● **EXCERPTED RECORDS**:

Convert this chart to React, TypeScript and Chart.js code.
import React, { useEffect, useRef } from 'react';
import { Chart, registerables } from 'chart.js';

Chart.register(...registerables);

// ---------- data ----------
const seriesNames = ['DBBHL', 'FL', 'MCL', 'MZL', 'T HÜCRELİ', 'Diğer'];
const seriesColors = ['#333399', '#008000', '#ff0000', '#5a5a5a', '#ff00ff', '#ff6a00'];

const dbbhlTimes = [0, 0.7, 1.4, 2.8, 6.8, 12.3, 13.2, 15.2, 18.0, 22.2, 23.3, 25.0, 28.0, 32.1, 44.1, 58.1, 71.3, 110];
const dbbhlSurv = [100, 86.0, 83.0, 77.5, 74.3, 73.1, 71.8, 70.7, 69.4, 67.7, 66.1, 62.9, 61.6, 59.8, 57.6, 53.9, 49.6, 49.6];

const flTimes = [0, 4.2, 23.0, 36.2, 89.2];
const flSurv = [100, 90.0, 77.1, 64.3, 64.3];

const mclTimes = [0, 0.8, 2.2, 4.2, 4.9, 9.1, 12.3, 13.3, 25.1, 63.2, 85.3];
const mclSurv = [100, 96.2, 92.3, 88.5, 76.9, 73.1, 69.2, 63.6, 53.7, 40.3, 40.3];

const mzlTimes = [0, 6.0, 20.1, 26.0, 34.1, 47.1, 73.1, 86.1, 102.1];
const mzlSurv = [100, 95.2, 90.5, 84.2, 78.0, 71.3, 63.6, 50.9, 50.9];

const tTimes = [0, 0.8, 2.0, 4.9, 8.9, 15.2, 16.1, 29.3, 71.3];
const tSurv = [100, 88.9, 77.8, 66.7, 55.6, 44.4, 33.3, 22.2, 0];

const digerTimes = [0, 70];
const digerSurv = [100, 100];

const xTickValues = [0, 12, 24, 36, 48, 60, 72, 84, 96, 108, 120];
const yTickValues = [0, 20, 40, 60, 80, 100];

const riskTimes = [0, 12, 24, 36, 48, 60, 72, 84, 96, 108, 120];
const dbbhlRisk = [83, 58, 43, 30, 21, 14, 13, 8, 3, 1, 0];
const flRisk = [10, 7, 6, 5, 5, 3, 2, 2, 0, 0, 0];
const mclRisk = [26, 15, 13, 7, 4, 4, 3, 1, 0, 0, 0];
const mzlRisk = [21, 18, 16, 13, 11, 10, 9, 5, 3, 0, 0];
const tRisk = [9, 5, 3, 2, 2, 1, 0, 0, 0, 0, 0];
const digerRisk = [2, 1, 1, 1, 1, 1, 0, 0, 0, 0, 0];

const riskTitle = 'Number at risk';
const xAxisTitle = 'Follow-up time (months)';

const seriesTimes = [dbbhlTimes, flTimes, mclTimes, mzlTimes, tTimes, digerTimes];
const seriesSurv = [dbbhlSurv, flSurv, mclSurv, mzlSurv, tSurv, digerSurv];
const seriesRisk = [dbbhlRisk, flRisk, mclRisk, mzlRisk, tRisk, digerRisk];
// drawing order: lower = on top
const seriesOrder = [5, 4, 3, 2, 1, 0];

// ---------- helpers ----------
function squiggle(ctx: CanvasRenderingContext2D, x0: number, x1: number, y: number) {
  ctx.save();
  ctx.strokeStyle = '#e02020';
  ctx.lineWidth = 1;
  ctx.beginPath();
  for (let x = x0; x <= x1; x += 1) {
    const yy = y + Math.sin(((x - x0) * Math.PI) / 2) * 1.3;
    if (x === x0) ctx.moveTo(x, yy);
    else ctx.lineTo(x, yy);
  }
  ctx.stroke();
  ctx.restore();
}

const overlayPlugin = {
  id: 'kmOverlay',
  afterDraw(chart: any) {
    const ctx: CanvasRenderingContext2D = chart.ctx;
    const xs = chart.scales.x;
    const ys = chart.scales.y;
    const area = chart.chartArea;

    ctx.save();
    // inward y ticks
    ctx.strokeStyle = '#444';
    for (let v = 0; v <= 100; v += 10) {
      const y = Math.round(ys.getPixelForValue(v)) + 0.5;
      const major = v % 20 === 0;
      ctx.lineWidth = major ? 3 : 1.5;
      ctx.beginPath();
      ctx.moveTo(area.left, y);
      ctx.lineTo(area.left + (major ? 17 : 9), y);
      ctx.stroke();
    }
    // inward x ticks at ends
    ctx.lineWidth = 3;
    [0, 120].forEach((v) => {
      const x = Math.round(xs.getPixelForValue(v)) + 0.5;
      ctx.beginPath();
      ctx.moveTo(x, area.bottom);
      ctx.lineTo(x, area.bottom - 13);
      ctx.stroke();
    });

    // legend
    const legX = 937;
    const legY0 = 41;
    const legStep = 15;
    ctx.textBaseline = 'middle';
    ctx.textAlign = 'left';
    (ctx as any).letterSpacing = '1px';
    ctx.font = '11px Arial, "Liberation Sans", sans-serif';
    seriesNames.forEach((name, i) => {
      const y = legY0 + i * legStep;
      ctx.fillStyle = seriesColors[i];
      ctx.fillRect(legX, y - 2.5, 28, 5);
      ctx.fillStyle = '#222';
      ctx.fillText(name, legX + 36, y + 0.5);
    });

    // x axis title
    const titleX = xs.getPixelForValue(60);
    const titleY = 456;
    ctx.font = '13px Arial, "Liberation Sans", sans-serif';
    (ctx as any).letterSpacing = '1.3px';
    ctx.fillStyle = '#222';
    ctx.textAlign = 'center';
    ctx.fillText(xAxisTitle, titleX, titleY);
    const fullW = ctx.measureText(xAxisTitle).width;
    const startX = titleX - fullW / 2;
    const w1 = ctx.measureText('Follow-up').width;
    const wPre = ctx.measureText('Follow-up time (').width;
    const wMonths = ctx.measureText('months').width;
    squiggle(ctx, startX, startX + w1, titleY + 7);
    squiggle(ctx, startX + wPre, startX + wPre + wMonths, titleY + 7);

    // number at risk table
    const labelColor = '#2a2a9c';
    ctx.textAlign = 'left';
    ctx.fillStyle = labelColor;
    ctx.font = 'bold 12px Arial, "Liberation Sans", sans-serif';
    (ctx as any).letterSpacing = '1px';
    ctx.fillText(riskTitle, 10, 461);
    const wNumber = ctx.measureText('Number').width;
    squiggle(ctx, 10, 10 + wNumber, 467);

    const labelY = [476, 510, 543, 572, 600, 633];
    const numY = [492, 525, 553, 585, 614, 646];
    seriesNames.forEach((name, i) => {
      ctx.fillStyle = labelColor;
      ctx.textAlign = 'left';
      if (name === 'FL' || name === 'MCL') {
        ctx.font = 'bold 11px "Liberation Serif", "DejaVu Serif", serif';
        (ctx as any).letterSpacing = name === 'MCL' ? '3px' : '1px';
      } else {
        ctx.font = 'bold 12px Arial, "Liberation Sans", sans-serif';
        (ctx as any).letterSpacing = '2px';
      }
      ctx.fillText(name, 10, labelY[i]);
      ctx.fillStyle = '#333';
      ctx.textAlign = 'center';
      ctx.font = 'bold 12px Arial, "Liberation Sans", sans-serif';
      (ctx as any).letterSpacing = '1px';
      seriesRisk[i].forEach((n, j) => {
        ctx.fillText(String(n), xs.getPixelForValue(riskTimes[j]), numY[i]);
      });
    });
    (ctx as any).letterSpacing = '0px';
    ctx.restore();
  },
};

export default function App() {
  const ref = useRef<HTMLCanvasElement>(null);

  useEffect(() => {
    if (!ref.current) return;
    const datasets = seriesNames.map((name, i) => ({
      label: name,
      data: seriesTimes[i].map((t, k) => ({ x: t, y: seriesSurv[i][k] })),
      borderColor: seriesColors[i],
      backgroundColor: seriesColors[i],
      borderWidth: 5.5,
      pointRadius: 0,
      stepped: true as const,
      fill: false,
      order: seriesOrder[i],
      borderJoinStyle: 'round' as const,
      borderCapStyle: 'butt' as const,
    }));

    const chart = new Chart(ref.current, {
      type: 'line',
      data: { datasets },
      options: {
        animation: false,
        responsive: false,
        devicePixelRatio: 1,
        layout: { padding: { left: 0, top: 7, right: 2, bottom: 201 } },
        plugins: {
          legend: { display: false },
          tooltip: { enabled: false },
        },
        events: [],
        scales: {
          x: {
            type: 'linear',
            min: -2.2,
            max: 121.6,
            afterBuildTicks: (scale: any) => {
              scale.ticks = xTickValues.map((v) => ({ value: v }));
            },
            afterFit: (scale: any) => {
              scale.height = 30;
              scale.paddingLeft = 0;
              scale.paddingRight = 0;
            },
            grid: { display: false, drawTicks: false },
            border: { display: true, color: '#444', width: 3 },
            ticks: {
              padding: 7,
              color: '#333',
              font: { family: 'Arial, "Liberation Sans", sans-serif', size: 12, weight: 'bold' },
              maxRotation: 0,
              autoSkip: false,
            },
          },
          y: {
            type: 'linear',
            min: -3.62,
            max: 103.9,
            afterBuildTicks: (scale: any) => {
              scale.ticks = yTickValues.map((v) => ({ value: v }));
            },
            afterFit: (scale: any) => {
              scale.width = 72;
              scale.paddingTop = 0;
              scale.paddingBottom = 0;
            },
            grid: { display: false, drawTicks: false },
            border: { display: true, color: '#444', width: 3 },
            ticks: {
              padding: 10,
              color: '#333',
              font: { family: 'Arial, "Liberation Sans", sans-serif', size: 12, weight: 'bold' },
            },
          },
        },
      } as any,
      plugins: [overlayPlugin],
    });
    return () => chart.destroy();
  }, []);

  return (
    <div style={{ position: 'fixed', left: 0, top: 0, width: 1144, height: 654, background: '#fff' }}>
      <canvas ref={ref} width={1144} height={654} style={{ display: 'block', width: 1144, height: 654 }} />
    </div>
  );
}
--
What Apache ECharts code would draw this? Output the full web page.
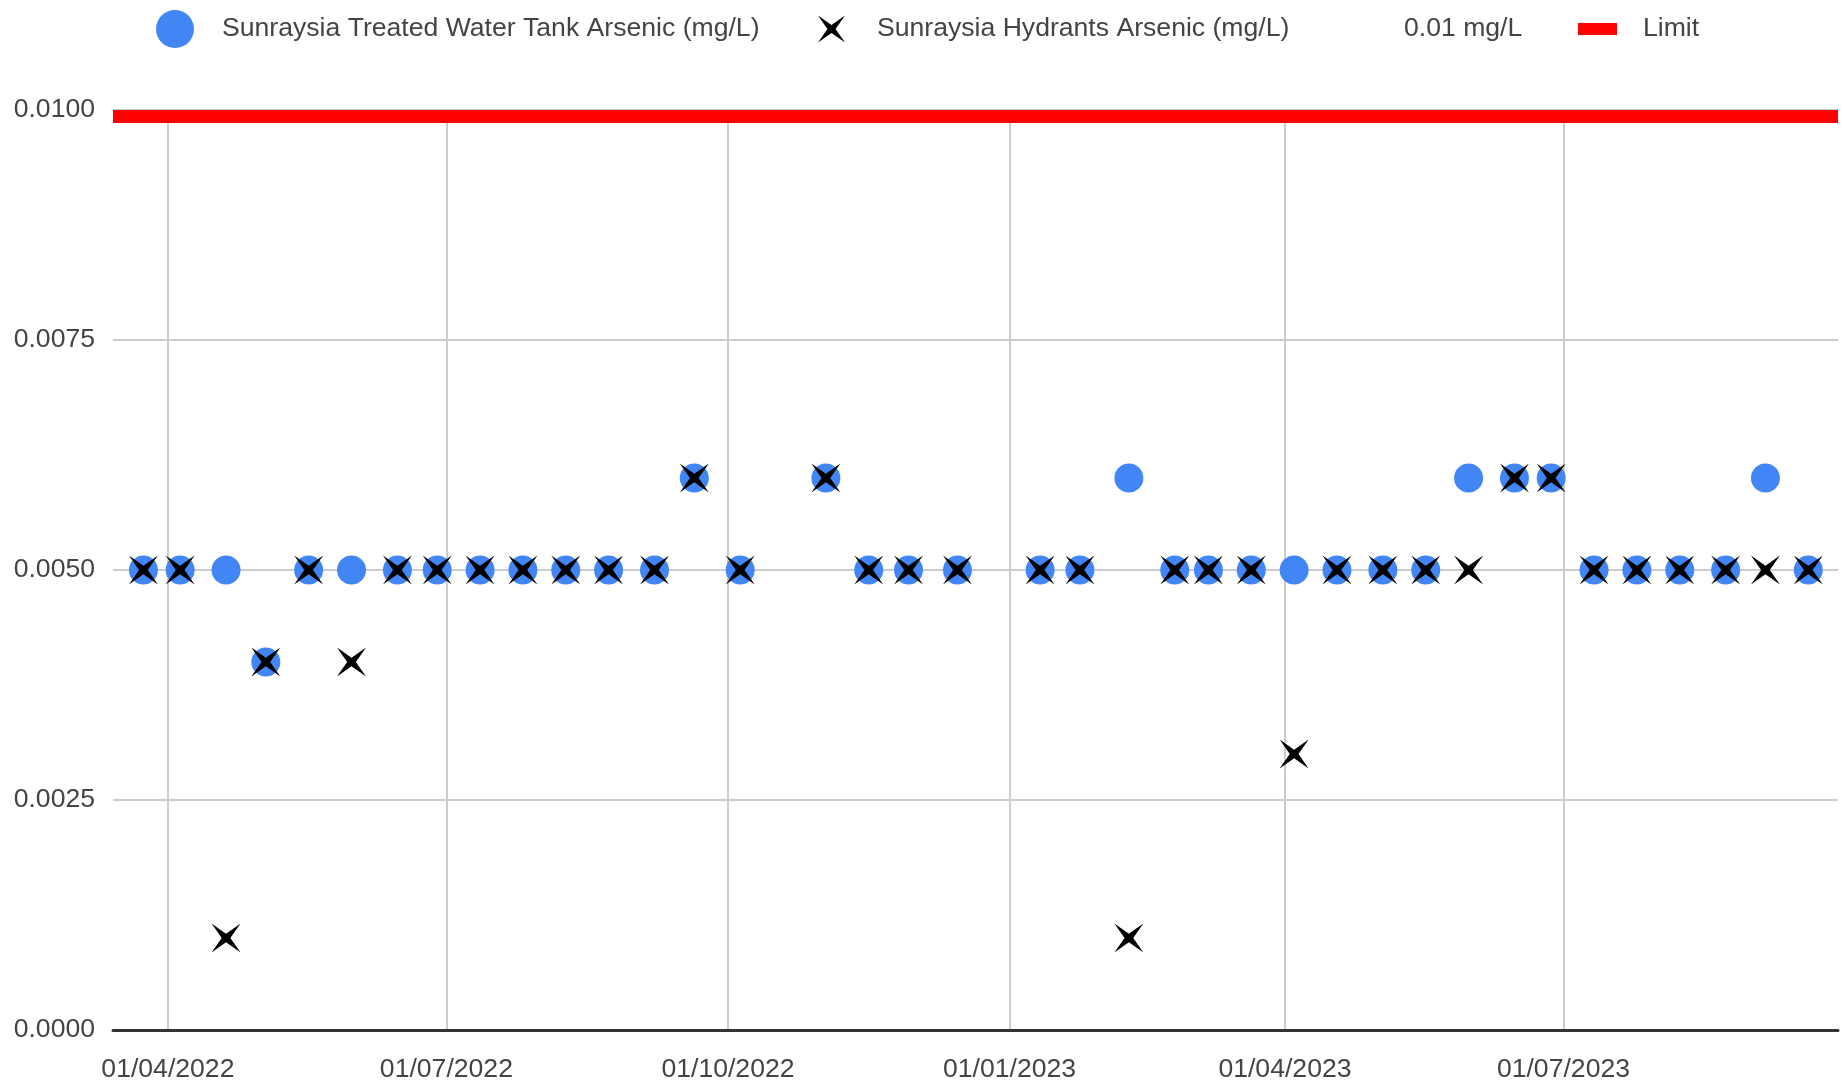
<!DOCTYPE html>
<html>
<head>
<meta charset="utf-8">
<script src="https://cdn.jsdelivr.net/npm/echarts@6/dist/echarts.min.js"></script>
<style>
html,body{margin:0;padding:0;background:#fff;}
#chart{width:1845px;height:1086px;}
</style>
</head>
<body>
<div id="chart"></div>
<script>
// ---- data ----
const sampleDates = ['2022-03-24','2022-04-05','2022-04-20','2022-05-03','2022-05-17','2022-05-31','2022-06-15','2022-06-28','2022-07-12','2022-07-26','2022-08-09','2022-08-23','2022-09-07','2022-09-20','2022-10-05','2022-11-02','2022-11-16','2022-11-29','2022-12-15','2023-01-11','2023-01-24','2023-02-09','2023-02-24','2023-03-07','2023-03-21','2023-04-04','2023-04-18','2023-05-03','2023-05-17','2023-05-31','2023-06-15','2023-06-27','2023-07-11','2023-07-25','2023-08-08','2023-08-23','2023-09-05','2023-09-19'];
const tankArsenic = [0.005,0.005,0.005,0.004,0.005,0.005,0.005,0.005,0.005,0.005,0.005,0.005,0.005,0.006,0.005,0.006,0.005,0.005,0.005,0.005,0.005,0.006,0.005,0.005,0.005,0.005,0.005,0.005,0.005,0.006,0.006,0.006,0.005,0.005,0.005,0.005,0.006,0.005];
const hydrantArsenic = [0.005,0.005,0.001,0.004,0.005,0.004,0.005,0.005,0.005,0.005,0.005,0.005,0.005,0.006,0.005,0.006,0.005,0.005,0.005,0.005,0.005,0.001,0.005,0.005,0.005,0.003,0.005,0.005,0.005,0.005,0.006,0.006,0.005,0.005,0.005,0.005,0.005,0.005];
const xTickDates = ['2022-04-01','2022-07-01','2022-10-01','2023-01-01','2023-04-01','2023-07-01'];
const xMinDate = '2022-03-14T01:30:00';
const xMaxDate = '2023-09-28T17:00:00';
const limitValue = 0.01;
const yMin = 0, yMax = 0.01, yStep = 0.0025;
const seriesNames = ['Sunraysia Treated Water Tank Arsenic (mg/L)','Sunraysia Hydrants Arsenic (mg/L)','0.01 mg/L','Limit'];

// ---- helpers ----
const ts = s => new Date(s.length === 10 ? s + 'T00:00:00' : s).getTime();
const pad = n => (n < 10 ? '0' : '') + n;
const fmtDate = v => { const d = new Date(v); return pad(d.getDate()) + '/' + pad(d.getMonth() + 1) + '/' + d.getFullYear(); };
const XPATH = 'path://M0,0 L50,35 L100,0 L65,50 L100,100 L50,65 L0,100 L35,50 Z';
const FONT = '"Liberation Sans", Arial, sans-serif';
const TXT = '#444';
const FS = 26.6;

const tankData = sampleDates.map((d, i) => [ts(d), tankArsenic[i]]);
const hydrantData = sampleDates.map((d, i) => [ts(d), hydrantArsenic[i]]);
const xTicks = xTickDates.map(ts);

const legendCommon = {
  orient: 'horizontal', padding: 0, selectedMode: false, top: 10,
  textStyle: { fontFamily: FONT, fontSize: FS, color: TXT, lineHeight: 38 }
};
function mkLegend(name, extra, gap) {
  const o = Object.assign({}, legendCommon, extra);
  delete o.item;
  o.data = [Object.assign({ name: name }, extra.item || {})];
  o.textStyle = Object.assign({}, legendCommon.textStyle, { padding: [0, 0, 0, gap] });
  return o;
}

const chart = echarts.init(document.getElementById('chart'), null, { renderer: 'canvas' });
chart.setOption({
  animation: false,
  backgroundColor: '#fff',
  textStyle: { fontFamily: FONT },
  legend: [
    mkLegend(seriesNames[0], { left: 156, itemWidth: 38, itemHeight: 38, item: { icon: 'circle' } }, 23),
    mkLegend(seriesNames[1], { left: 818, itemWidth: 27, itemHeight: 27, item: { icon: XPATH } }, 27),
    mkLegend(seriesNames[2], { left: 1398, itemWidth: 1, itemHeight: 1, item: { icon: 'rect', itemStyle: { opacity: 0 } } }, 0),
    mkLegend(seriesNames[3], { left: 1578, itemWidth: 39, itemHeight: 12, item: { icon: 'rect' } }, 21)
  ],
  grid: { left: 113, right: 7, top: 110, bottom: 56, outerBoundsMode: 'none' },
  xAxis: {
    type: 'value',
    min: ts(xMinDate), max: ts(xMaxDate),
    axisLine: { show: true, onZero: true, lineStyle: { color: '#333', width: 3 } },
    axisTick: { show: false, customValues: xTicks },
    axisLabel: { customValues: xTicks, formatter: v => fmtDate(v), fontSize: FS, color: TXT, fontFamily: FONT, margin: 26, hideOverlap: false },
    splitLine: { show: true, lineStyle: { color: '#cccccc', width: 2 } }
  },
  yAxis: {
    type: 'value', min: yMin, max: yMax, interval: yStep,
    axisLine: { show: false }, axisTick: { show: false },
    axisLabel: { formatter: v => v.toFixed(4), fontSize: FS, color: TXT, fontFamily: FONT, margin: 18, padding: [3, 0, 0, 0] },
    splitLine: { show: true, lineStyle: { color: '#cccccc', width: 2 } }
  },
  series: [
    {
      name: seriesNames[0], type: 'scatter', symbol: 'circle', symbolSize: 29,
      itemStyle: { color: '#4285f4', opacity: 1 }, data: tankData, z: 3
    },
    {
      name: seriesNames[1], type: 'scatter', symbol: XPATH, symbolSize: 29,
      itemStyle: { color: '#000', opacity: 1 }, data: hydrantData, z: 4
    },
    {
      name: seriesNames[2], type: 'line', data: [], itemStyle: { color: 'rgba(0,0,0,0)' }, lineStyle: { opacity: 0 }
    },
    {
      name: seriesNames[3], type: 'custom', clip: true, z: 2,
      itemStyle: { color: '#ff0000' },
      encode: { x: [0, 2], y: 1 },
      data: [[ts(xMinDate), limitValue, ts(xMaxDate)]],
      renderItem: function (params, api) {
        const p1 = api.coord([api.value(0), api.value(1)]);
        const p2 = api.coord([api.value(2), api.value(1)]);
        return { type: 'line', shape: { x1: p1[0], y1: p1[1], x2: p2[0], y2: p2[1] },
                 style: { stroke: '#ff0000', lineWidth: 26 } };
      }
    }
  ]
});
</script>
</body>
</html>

● **WRITTEN REQUEST**:
Using the data above, reproduce exactly the lines from the line that contains "Convert this chart" through the line that contains "Chart.register(...registerables);", including both.

● **EXERCISE RESPONSE**:
Convert this chart to React, TypeScript and Chart.js code.
import React, { useEffect, useRef } from 'react';
import { Chart, registerables } from 'chart.js';

Chart.register(...registerables);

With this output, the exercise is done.